From June through July, Heath Springs Elementary offered the first-ever Summer Time Fun program, which provided recreation and personalized academic tutoring in a fun, laid-back way.

Principal Sheri Watson and other school personnel began discussing the idea for the summer program after studying schoolwide test data that suggested students don't fully retain what they learn from one year to the next.

At the start of the year, teachers often have to go back and reteach material or concepts that some students forgot over the summer.

"They have been working on specific areas of weakness," Watson said about the summer program. "I imagine when they take the (MAP standardized test) in the fall, the scores will match the spring's."

Lots of fun

The Summer Time Fun program was free to all the students. Funded through the school's PTA and community groups, it ran from 8 a.m. to 2 p.m., with free lunch in between.

Over the nine weeks, guests included a NFL referee, martial artists and officers with the S.C. Highway Patrol and State Law Enforcement Division.

On the last day of the program, SLED agents landed a helicopter on the school's athletic field. Watson said it was hard for the students to contain their excitement, as they wanted to rush the helicopter before it finished landing.

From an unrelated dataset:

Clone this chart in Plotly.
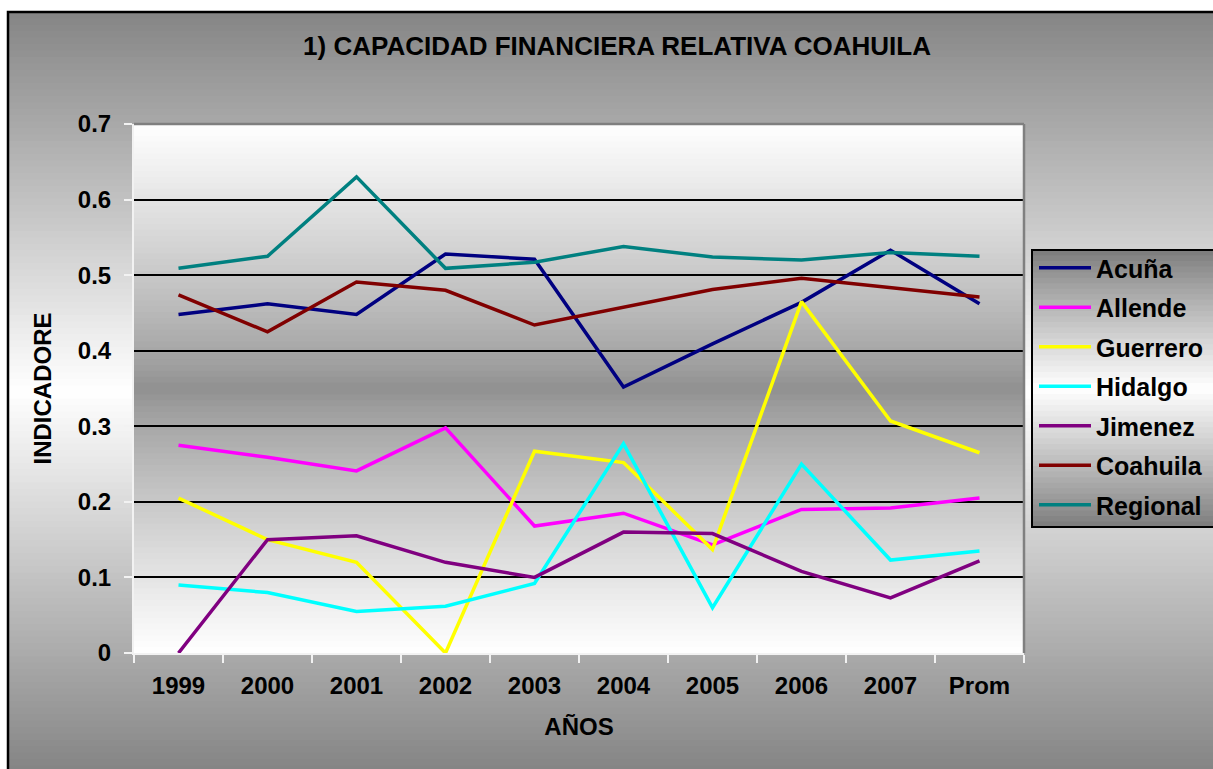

Many of the participants listed that as their favorite part of the program.

"Seeing the helicopter land – I just liked watching it," said fifth-grader Rachel McKinney.

Over the nine weeks, the student were able to check out books from the visiting Lancaster County Library bookmobile.

A good part of the time each day was spent working on math and reading skills using a computer program called Classworks, which aligns with the MAP test. The program provides detailed assessments of each student's strengths and weaknesses.

Almost 90 students were present on the July 24 session, and each week there were at least 50 participants. For some students, this was a way to get acclimated to a new environment.

For instance, Alex Martin will begin kindergarten this month at Heath Springs Elementary. His mother, Bridget Martin, said Alex didn't miss a day.

"I thought it would help him get familiar with the building," Martin said. "Being here this summer has really gotten him comfortable."

Program success?

Watson said the school will compare data between the group of students who attended the summer program and those who didn't to see whether they're any strong correlations in school performance. She said staff members plan to offer the program again next summer.